Lots has changed since I walked into my University of Pittsburgh office sometime in August 1999 and found an “officially up to date” computer with no sound card (they weren’t wrong in terms of most professors’ needs at the time), and an unplugged 300 baud modem. I don’t have a scientifically accurate sample of how students have changed over the years, since I spent my early career at mid-level public US institutions and am now at a fancier Canadian institution, with all that implies. What I can say is the politics have shifted mightily, and contrary to all the whinging about millennials (I don’t think this year’s entering class even are millennials) the students are an absolute joy to work with. They’re serious, engaged, and ready to talk about complex and difficult stuff. In the 1990s people warned us new teachers about not mentioning the word feminism as it would turn the students off. Well that particular problem no longer exists, at least in media studies courses.

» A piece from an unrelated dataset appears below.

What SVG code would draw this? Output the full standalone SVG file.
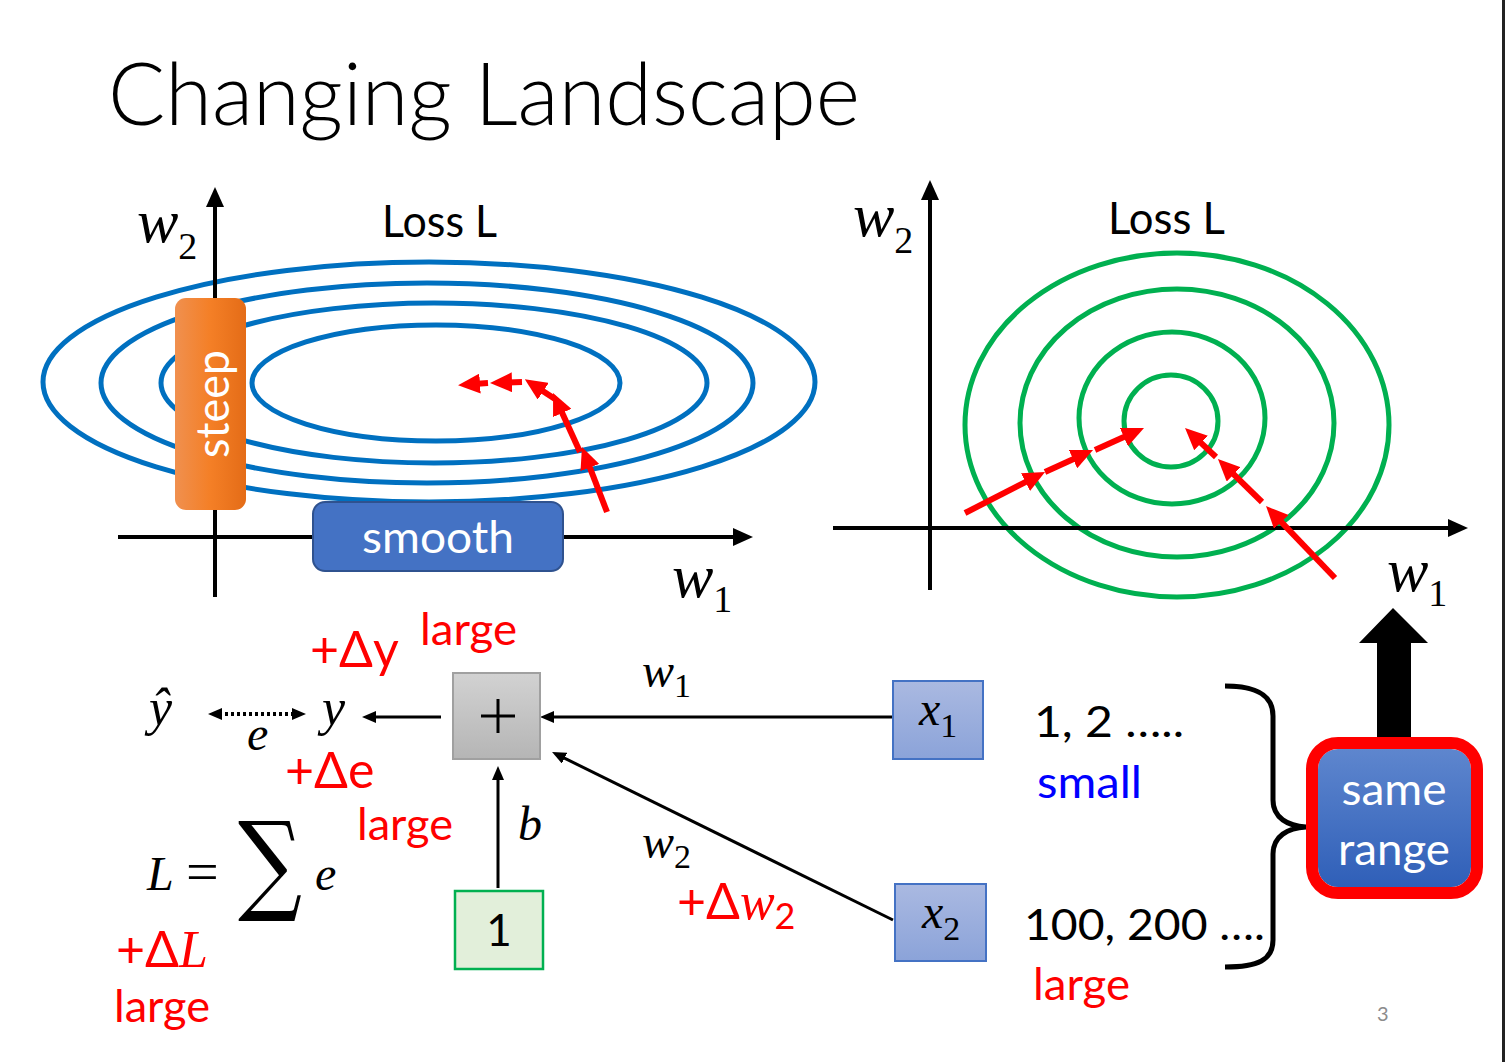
<svg xmlns="http://www.w3.org/2000/svg" width="1505" height="1062" viewBox="0 0 1505 1062">
<style>
.sans{font-family:Lato,"Liberation Sans","DejaVu Sans",sans-serif}
.math{font-family:"Liberation Serif","DejaVu Serif",serif;font-style:italic}
.red{fill:#FF0000}
.blk{fill:#000}
.ell{fill:none;stroke:#0070C0;stroke-width:5}
.circ{fill:none;stroke:#00B050;stroke-width:5}
.axis{stroke:#000;stroke-width:4;fill:none;marker-end:url(#axHead)}
.rarr{stroke:#FF0000;stroke-width:6;fill:none;marker-end:url(#redHead)}
.conn{stroke:#000;stroke-width:3;fill:none;marker-end:url(#smHead)}
</style>
<defs>
<marker id="axHead" markerUnits="userSpaceOnUse" markerWidth="20" markerHeight="18" viewBox="0 0 20 18" refX="4" refY="9" orient="auto"><path d="M0,0 L20,9 L0,18 z" fill="#000"/></marker>
<marker id="redHead" markerUnits="userSpaceOnUse" markerWidth="22" markerHeight="20" viewBox="0 0 22 20" refX="6" refY="10" orient="auto"><path d="M0,0 L22,10 L0,20 z" fill="#FF0000"/></marker>
<marker id="smHead" markerUnits="userSpaceOnUse" markerWidth="14" markerHeight="12" viewBox="0 0 14 12" refX="3" refY="6" orient="auto-start-reverse"><path d="M0,0 L14,6 L0,12 z" fill="#000"/></marker>
<linearGradient id="gOrange" x1="0" y1="0" x2="1" y2="0"><stop offset="0" stop-color="#F0904F"/><stop offset="0.5" stop-color="#F47F26"/><stop offset="1" stop-color="#E46C17"/></linearGradient>
<linearGradient id="gGrey" x1="0" y1="0" x2="0" y2="1"><stop offset="0" stop-color="#D2D2D2"/><stop offset="1" stop-color="#B5B5B5"/></linearGradient>
<linearGradient id="gX" x1="0" y1="0" x2="0" y2="1"><stop offset="0" stop-color="#AAB9E1"/><stop offset="1" stop-color="#8BA3D9"/></linearGradient>
<linearGradient id="gBlue" x1="0" y1="0" x2="0" y2="1"><stop offset="0" stop-color="#5E86CE"/><stop offset="1" stop-color="#2F5FB8"/></linearGradient>
</defs>
<rect x="0" y="0" width="1505" height="1062" fill="#FFFFFF"/>
<rect x="1502" y="0" width="3" height="1062" fill="#222"/>

<text id="title" x="108" y="125" font-family="Lato,'Liberation Sans',sans-serif" font-weight="300" font-size="86" textLength="752" lengthAdjust="spacingAndGlyphs">Changing Landscape</text>

<!-- left plot -->
<g id="leftPlot">
<ellipse class="ell" cx="429" cy="382" rx="386" ry="120"/>
<ellipse class="ell" cx="427" cy="383" rx="326" ry="100"/>
<ellipse class="ell" cx="434" cy="383" rx="273" ry="80"/>
<ellipse class="ell" cx="436" cy="383" rx="184" ry="58"/>
<line class="axis" x1="215" y1="597" x2="215" y2="203"/>
<line class="axis" x1="118" y1="537" x2="737" y2="537"/>
<text class="sans" x="382" y="237" font-size="44" textLength="115" lengthAdjust="spacingAndGlyphs">Loss L</text>
<text class="math" x="137" y="242" font-size="62">w<tspan font-style="normal" font-size="38" dy="17">2</tspan></text>
<text class="math" x="672" y="597" font-size="62">w<tspan font-style="normal" font-size="38" dy="15">1</tspan></text>
</g>
<g id="steep">
<rect x="175" y="298" width="71" height="212" rx="11" fill="url(#gOrange)"/>
<text class="sans" transform="translate(229,458) rotate(-90)" font-size="46" fill="#FFFFFF" textLength="108" lengthAdjust="spacingAndGlyphs">steep</text>
</g>
<g id="smooth">
<rect x="313" y="502" width="250" height="69" rx="12" fill="#4472C4" stroke="#2F528F" stroke-width="2"/>
<text class="sans" x="438" y="553" font-size="44" fill="#FFFFFF" text-anchor="middle" textLength="152" lengthAdjust="spacingAndGlyphs">smooth</text>
</g>
<g id="leftPath">
<line class="rarr" x1="607" y1="512" x2="587.7" y2="461.9"/>
<line class="rarr" x1="580" y1="452" x2="559.7" y2="407.5"/>
<line class="rarr" x1="555" y1="399" x2="538.2" y2="388"/>
<line class="rarr" x1="522" y1="382" x2="506" y2="382.5"/>
<line class="rarr" x1="488" y1="383" x2="474" y2="384"/>
</g>

<!-- right plot -->
<g id="rightPlot">
<ellipse class="circ" cx="1177" cy="425" rx="212" ry="172"/>
<ellipse class="circ" cx="1177" cy="423" rx="157" ry="134"/>
<ellipse class="circ" cx="1172" cy="418" rx="93" ry="86"/>
<ellipse class="circ" cx="1171" cy="421" rx="47" ry="46"/>
<line class="axis" x1="930" y1="590" x2="930" y2="196"/>
<line class="axis" x1="833" y1="528" x2="1452" y2="528"/>
<text class="sans" x="1108" y="234" font-size="44" textLength="117" lengthAdjust="spacingAndGlyphs">Loss L</text>
<text class="math" x="853" y="236" font-size="62">w<tspan font-style="normal" font-size="38" dy="17">2</tspan></text>
<text class="math" x="1387" y="591" font-size="62">w<tspan font-style="normal" font-size="38" dy="15">1</tspan></text>
</g>
<g id="rightPath">
<line class="rarr" x1="965" y1="513" x2="1030.8" y2="479.3"/>
<line class="rarr" x1="1045" y1="472" x2="1078.5" y2="456.7"/>
<line class="rarr" x1="1095" y1="450" x2="1129.4" y2="434.6"/>
<line class="rarr" x1="1335" y1="578" x2="1277.1" y2="517.6"/>
<line class="rarr" x1="1262" y1="502" x2="1229.4" y2="470.2"/>
<line class="rarr" x1="1216" y1="457" x2="1196.7" y2="438.9"/>
</g>

<!-- bottom network -->
<g id="connectors">
<line x1="219" y1="714" x2="295" y2="714" stroke="#000" stroke-width="4" stroke-dasharray="3,3" marker-start="url(#smHead)" marker-end="url(#smHead)"/>
<line class="conn" x1="441" y1="717" x2="373" y2="717"/>
<line class="conn" x1="893" y1="717" x2="551" y2="717"/>
<line class="conn" x1="893" y1="920" x2="561.9" y2="756.9"/>
<line class="conn" x1="498" y1="888" x2="498" y2="777"/>
</g>
<g id="yhat"><text class="math" x="149" y="725" font-size="52">ŷ</text></g>
<g id="y"><text class="math" x="322" y="725" font-size="52">y</text></g>
<text class="math" x="247" y="750" font-size="48">e</text>
<g id="plus">
<rect x="453" y="673" width="87" height="86" fill="url(#gGrey)" stroke="#A0A0A0" stroke-width="2"/>
<path d="M481,716 H515 M498,699 V733" stroke="#000" stroke-width="3"/>
</g>
<g id="x1">
<rect x="893" y="681" width="90" height="78" fill="url(#gX)" stroke="#4472C4" stroke-width="2"/>
<text class="math" x="919" y="725" font-size="48">x<tspan font-style="normal" font-size="34" dy="12">1</tspan></text>
</g>
<g id="x2">
<rect x="895" y="884" width="91" height="77" fill="url(#gX)" stroke="#4472C4" stroke-width="2"/>
<text class="math" x="922" y="928" font-size="48">x<tspan font-style="normal" font-size="34" dy="12">2</tspan></text>
</g>
<g id="one">
<rect x="455" y="891" width="88" height="78" fill="#E2EFDA" stroke="#00B050" stroke-width="2.5"/>
<text class="sans" x="499" y="946" font-size="44" text-anchor="middle">1</text>
</g>
<text class="math" x="642" y="687" font-size="48">w<tspan font-style="normal" font-size="34" dy="10">1</tspan></text>
<text class="math" x="642" y="858" font-size="48">w<tspan font-style="normal" font-size="34" dy="10">2</tspan></text>
<text class="math" x="518" y="840" font-size="48">b</text>

<text class="sans red" x="310" y="667" font-size="50">+Δy</text>
<text class="sans red" x="420" y="645" font-size="44" textLength="97" lengthAdjust="spacingAndGlyphs">large</text>
<text class="sans red" x="285" y="788" font-size="50">+Δe</text>
<text class="sans red" x="357" y="840" font-size="44" textLength="96" lengthAdjust="spacingAndGlyphs">large</text>
<text class="sans red" x="677" y="919" font-size="50">+Δ<tspan class="math" font-size="52">w</tspan><tspan font-size="36" dy="10">2</tspan></text>

<g id="lossEq">
<text class="math" x="147" y="890" font-size="48">L</text>
<text font-family="'Liberation Serif',serif" x="186" y="891" font-size="58">=</text>
<text font-family="'DejaVu Serif','Liberation Serif',serif" x="238" y="900" font-size="110" textLength="64" lengthAdjust="spacingAndGlyphs">∑</text>
<text class="math" x="315" y="890" font-size="48">e</text>
</g>
<text class="sans red" x="116" y="967" font-size="50">+Δ<tspan class="math" font-size="52">L</tspan></text>
<text class="sans red" x="114" y="1022" font-size="44" textLength="96" lengthAdjust="spacingAndGlyphs">large</text>

<text class="sans" x="1034" y="737" font-size="42" textLength="150" lengthAdjust="spacingAndGlyphs">1, 2 …..</text>
<text class="sans" x="1037" y="798" font-size="44" fill="#0000FF" textLength="105" lengthAdjust="spacingAndGlyphs">small</text>
<text class="sans" x="1024" y="940" font-size="42" textLength="241" lengthAdjust="spacingAndGlyphs">100, 200 ….</text>
<text class="sans red" x="1033" y="1000" font-size="44" textLength="97" lengthAdjust="spacingAndGlyphs">large</text>

<g id="brace">
<path d="M1225,686 C1258,686 1273,696 1273,716 L1273,800 C1273,818 1288,826 1306,827 C1288,828 1273,836 1273,854 L1273,940 C1273,960 1258,967 1225,967" fill="none" stroke="#000" stroke-width="5"/>
</g>
<g id="bigArrow">
<polygon points="1377,738 1377,643 1359,643 1393,608 1428,643 1411,643 1411,738" fill="#000"/>
</g>
<g id="sameRange">
<rect x="1318" y="749" width="153" height="138" rx="20" fill="url(#gBlue)"/>
<rect x="1312" y="743" width="165" height="150" rx="26" fill="none" stroke="#FF0000" stroke-width="12"/>
<text class="sans" x="1394" y="805" font-size="44" fill="#FFFFFF" text-anchor="middle" textLength="105" lengthAdjust="spacingAndGlyphs">same</text>
<text class="sans" x="1394" y="865" font-size="44" fill="#FFFFFF" text-anchor="middle" textLength="112" lengthAdjust="spacingAndGlyphs">range</text>
</g>
<text class="sans" x="1377" y="1021" font-size="20" fill="#8C8C8C">3</text>
</svg>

I always joked that my career goal was to get to “graduate student,” minus the poverty and angst. I am still happiest doing the intellectual parts of the job: conversations with colleagues about their ideas; conversations with students about their ideas; reading and writing and workshopping my ideas; doing research. It is also often a challenge preserving those parts of the job against the bureaucratic-paper-pusher-middle-management part of being a professor, which seems to grow each year as well. My own goal now is simply to focus as much as possible on the good or at least meaningful stuff and try and give less energy to the rest (especially now that I am acutely aware that I have limits in that regard).
If you know anything about the current politics of university, you should be able to tell from this entry that mine is a case of tremendous privilege, both in a global and in an institutional sense. So today, I’m taking a moment to be grateful both for the experience I’ve had, and for the positive role that higher education can play in the lives of the students who pass through our classrooms on the way to other things. That’s one of the main reasons we professors do what we do.